Below are the records; extract from them the line containing "Rebuild this chart" to the line containing "from matplotlib.patches import Patch", both lines included, exactly and with no pictures.

**Exercise input**
⟨
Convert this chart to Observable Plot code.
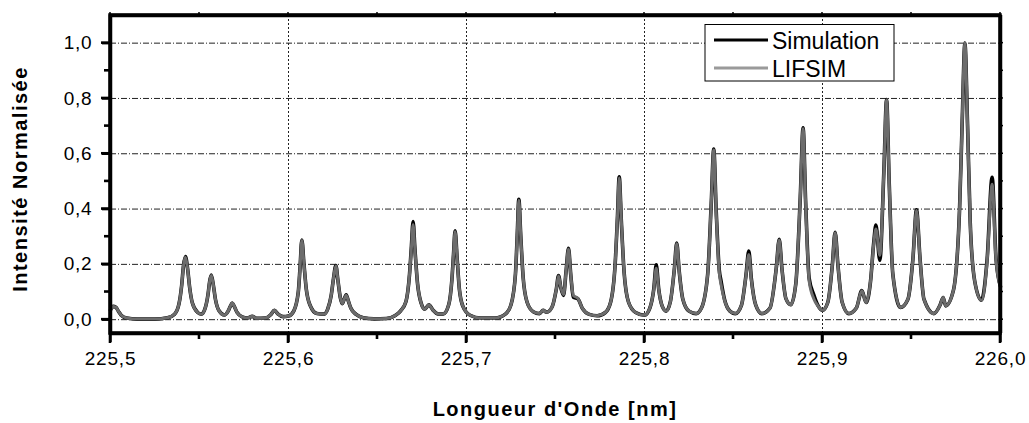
⟩
⟨
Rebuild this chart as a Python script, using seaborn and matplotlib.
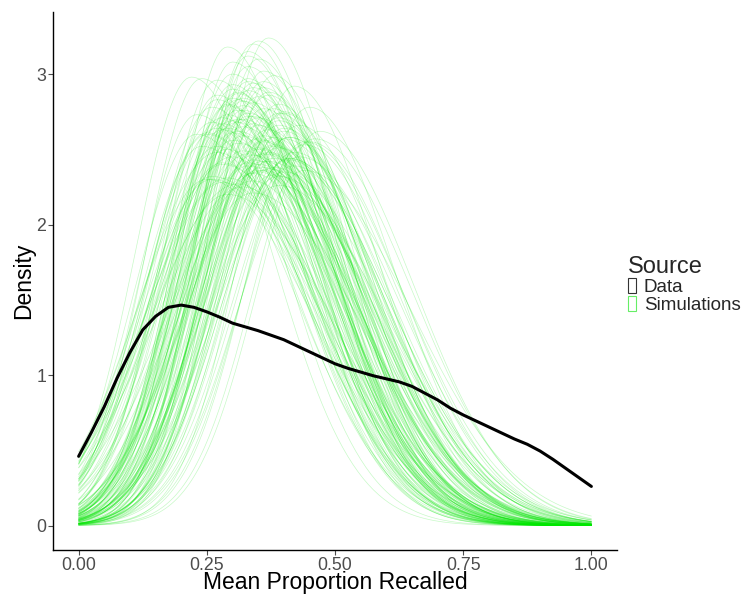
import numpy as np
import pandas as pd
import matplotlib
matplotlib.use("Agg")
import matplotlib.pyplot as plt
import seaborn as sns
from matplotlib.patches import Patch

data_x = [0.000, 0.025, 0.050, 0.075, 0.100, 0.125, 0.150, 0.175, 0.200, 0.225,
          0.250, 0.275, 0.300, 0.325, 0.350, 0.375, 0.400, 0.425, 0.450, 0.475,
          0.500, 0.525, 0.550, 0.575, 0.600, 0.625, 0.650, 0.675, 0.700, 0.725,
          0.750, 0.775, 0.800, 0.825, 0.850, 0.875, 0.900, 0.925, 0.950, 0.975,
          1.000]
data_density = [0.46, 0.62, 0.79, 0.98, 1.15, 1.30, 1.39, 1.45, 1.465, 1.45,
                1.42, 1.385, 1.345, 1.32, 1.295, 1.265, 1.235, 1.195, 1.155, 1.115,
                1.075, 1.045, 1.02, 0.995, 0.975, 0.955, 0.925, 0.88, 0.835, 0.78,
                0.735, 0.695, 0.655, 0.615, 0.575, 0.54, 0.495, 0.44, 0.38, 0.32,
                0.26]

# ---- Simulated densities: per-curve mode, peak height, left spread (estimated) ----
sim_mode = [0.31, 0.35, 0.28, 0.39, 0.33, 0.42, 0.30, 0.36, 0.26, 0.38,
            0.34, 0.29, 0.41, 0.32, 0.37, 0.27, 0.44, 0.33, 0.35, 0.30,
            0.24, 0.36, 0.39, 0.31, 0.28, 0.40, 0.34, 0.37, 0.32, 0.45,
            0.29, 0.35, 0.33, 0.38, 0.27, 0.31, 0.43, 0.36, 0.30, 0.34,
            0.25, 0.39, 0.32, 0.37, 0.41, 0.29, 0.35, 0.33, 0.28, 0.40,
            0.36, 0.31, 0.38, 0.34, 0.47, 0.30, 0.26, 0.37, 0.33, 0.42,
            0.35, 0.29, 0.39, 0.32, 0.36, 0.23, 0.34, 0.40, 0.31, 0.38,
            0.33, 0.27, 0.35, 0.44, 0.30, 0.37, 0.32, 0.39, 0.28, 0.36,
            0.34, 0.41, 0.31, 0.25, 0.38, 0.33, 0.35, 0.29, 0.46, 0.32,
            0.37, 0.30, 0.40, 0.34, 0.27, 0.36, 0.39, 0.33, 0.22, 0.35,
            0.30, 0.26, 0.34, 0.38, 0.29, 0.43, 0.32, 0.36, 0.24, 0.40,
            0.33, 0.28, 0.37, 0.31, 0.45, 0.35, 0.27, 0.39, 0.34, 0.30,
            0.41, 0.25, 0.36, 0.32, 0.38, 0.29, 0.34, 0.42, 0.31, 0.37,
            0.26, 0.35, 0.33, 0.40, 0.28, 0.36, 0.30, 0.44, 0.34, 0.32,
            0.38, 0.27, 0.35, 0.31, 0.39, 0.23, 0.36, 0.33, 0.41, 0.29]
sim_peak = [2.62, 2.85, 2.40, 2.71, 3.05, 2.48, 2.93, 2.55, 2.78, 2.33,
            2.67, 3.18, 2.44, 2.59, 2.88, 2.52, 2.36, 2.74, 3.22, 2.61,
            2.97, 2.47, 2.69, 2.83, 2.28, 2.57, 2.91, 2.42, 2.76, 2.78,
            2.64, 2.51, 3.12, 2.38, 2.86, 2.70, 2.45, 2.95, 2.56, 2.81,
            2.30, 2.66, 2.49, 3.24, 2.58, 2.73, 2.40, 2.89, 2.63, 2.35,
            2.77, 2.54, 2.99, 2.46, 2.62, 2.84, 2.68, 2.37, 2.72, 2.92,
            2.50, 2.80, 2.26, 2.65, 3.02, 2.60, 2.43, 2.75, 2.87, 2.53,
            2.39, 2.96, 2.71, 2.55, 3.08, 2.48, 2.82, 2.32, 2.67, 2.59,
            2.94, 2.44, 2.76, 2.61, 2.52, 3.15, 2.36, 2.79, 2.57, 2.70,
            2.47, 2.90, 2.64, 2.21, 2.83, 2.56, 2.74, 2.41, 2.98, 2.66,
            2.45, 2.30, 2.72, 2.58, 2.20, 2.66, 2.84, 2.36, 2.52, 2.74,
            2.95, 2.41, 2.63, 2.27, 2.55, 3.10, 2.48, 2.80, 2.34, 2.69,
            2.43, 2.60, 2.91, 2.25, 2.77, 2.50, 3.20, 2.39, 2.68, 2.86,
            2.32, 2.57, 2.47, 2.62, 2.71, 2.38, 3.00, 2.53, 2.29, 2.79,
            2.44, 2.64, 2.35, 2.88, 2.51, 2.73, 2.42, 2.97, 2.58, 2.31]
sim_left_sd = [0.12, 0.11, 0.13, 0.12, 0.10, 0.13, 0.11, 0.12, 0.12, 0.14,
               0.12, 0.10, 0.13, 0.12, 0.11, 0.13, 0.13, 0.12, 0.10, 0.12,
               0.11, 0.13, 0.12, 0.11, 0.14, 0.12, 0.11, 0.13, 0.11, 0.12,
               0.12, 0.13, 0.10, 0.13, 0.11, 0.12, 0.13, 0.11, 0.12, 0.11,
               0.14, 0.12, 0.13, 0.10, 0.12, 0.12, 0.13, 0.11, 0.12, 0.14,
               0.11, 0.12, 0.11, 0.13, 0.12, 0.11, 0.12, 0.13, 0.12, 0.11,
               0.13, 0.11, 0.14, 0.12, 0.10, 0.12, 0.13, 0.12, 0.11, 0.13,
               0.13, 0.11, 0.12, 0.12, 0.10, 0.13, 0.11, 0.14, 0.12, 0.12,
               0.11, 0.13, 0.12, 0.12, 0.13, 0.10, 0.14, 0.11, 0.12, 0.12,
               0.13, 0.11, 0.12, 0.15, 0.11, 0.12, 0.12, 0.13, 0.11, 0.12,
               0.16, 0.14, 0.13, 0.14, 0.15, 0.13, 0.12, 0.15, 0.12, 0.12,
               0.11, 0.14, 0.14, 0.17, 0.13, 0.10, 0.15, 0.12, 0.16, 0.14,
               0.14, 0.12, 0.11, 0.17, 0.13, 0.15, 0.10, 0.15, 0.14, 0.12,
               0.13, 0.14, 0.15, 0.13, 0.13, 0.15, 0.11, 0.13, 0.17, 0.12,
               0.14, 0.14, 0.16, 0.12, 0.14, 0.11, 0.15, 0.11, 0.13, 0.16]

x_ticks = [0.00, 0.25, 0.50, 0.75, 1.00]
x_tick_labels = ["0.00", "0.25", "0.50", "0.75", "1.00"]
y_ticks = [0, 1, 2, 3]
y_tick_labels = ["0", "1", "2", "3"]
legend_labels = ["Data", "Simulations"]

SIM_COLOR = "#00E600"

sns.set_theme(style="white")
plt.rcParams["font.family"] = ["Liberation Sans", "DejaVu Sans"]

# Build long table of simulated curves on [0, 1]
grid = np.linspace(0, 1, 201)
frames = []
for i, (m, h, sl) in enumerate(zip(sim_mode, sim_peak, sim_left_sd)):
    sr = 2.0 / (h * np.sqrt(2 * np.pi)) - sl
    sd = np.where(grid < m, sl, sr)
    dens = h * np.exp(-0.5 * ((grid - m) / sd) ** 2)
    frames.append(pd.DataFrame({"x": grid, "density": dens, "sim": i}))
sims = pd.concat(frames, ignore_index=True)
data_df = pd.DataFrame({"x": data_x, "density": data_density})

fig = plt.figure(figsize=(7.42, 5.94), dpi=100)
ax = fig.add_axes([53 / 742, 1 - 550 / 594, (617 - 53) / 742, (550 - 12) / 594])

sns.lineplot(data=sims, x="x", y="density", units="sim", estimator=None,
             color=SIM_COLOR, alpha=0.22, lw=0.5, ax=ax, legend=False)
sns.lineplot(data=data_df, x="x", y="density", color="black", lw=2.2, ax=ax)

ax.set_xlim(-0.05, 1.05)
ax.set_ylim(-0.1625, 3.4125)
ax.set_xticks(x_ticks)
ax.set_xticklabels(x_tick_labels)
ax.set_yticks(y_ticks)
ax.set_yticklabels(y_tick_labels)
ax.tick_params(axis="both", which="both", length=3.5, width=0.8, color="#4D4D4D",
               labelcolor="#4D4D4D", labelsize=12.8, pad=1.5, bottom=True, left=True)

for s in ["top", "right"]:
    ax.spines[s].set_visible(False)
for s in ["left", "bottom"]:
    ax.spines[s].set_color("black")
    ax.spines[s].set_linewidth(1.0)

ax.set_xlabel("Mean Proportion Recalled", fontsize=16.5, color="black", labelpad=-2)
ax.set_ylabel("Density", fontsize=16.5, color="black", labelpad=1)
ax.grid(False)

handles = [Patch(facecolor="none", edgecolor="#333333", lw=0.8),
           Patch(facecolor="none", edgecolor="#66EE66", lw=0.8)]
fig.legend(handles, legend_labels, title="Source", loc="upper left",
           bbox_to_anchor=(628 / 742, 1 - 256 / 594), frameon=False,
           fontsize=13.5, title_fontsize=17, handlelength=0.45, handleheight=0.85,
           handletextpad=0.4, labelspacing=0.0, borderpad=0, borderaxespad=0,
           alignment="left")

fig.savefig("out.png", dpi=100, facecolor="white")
⟩
**Result of this exercise**
Rebuild this chart as a Python script, using seaborn and matplotlib.
import numpy as np
import pandas as pd
import matplotlib
matplotlib.use("Agg")
import matplotlib.pyplot as plt
import seaborn as sns
from matplotlib.patches import Patch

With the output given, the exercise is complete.